▶ **What is needed**: In the material below, identify each line bearing the word "with". Reproduce those lines.

▶ **Excerpted data**:
--- Begin ---

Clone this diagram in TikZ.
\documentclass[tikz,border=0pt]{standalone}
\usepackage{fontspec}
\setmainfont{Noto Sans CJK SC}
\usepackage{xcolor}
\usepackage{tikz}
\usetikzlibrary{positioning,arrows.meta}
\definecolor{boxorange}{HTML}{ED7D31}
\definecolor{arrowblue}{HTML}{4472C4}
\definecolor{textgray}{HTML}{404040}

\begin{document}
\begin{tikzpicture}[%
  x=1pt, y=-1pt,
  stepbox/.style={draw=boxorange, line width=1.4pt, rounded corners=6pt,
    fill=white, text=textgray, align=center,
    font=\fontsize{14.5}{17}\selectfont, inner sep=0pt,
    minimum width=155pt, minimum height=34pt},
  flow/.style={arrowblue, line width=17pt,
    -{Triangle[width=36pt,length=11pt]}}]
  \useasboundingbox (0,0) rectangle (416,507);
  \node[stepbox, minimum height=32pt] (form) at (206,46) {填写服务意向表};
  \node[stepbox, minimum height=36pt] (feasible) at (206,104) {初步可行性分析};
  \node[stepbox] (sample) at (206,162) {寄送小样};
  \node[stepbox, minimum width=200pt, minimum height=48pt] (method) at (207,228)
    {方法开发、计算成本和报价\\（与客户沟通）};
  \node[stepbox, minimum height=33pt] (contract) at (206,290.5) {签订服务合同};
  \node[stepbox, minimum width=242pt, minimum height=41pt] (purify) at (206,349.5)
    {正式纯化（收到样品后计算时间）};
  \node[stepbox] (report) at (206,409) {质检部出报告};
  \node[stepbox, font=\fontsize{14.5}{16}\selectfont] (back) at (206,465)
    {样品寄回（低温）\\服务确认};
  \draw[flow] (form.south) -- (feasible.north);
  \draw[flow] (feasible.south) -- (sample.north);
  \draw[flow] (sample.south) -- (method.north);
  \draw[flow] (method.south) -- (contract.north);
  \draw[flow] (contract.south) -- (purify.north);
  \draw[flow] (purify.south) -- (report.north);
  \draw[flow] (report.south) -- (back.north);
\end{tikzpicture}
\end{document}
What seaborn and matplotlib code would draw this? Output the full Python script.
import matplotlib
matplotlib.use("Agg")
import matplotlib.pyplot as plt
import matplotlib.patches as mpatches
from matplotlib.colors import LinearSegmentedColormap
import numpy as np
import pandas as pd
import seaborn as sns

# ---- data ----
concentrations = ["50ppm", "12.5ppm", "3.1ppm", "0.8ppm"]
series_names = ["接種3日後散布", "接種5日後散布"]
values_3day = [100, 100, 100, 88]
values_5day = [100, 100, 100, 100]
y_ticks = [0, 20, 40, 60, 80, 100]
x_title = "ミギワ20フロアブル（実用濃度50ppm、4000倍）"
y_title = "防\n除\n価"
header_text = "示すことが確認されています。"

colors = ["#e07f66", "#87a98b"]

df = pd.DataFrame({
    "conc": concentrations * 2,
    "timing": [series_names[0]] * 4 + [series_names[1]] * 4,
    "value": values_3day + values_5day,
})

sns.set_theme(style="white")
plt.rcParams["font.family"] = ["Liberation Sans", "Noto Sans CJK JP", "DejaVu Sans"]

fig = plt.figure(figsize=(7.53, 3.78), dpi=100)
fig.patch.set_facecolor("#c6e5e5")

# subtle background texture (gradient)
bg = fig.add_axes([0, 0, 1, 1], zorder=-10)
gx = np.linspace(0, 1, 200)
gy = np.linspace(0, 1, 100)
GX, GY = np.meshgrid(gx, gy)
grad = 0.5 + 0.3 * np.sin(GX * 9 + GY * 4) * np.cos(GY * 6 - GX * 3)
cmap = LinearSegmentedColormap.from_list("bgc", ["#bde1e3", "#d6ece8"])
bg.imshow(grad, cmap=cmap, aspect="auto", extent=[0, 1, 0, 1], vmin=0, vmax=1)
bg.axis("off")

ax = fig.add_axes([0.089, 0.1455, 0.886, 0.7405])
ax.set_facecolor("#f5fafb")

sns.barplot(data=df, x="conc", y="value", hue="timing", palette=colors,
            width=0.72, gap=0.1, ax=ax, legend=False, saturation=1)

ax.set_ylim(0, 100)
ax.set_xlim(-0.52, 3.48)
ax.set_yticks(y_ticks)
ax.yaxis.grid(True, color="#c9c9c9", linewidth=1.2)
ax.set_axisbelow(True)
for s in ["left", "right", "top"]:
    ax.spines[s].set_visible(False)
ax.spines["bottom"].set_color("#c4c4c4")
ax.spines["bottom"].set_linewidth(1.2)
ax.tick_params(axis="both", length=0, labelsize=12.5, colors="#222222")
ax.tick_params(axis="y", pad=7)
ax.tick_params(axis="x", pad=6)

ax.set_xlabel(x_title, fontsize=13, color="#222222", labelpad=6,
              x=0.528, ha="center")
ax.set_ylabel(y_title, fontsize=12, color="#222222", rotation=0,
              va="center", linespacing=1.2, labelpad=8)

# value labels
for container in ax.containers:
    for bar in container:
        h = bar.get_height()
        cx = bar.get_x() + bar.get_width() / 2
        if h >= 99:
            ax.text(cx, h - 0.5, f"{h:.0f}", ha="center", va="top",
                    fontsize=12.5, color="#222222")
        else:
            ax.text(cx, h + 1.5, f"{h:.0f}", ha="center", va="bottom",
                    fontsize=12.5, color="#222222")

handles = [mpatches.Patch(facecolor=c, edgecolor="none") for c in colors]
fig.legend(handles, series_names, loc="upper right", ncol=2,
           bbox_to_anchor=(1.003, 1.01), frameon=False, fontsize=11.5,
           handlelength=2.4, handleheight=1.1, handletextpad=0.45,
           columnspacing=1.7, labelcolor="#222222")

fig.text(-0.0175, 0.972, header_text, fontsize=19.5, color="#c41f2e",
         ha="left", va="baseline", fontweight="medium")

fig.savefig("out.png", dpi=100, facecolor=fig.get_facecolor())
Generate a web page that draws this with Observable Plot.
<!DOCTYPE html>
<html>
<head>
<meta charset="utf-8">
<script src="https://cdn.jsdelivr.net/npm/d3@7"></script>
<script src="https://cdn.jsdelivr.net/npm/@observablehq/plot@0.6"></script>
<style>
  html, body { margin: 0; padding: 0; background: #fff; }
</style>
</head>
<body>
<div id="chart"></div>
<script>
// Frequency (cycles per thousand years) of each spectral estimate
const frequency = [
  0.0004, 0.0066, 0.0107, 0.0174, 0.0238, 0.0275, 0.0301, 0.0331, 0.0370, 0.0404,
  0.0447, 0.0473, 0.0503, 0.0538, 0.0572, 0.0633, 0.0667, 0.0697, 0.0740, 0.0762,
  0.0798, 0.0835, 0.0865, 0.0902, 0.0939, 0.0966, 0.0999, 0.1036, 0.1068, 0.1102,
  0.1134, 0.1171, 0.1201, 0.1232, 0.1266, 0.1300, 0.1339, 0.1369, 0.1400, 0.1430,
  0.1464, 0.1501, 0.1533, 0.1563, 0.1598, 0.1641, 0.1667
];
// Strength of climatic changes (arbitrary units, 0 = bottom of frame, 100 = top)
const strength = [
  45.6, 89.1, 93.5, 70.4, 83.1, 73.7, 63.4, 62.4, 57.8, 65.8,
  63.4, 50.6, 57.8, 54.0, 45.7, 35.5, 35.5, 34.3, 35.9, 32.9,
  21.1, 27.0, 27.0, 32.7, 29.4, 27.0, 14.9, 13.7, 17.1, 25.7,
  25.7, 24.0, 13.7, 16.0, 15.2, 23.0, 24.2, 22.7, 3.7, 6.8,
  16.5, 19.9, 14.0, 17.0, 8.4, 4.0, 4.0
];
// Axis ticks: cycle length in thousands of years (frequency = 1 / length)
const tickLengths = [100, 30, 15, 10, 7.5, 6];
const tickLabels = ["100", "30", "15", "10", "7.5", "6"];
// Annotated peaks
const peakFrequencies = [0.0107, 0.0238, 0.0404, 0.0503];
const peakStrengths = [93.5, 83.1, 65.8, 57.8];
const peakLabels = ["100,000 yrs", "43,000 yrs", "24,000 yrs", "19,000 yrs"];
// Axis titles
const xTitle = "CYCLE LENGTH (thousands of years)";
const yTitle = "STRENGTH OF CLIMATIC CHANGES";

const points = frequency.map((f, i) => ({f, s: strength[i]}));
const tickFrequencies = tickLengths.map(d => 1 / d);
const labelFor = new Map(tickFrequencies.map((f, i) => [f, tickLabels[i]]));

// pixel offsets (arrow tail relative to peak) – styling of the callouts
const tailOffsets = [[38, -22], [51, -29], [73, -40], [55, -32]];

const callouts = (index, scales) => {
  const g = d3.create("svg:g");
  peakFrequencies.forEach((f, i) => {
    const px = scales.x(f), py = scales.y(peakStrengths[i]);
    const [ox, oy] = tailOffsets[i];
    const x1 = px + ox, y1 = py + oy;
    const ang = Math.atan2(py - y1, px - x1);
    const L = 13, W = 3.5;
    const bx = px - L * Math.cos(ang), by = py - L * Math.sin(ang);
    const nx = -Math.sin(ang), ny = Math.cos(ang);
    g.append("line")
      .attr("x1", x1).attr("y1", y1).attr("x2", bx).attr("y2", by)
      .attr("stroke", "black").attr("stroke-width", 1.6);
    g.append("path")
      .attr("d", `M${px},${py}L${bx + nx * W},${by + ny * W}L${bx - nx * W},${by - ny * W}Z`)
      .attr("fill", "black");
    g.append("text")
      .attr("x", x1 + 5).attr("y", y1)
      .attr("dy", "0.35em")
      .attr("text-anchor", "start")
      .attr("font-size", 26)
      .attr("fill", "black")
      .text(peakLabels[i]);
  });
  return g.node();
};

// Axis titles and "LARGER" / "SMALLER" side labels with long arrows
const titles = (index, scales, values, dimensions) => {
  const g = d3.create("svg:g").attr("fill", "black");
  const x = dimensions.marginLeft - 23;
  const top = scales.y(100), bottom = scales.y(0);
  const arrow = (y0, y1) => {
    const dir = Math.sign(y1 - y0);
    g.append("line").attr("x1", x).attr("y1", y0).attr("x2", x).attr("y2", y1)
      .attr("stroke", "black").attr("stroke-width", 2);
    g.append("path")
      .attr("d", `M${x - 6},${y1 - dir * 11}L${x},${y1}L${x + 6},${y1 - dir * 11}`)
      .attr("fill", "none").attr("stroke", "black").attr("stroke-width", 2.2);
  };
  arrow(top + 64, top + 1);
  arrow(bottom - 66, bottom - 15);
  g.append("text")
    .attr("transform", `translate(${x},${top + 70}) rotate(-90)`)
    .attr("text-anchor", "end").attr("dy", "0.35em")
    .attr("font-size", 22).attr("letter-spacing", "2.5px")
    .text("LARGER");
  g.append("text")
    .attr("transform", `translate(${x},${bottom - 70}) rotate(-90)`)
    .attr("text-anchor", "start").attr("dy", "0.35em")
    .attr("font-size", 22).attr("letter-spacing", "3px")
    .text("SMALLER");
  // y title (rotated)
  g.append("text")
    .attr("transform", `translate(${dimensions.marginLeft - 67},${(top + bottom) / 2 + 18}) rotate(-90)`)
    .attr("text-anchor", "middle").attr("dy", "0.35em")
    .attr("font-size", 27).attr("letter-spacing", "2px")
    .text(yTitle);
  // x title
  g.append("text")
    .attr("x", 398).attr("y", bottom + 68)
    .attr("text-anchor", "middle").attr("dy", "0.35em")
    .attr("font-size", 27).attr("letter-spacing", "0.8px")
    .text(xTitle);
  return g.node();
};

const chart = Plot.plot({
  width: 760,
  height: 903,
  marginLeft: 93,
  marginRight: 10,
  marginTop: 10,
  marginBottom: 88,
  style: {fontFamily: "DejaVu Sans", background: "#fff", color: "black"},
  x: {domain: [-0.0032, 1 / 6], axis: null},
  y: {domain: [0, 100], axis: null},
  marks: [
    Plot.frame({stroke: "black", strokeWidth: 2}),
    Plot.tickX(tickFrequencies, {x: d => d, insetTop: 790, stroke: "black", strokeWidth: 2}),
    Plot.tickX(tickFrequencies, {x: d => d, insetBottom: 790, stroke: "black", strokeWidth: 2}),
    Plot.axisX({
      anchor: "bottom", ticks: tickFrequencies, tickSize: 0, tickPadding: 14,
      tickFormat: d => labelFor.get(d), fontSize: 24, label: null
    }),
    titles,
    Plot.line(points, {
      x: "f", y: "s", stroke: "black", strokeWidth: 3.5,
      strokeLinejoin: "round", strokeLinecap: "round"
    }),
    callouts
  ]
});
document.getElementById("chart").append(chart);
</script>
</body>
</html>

--- End ---

▶ **Final answer**:
Generate a web page that draws this with Observable Plot.
// Axis titles and "LARGER" / "SMALLER" side labels with long arrows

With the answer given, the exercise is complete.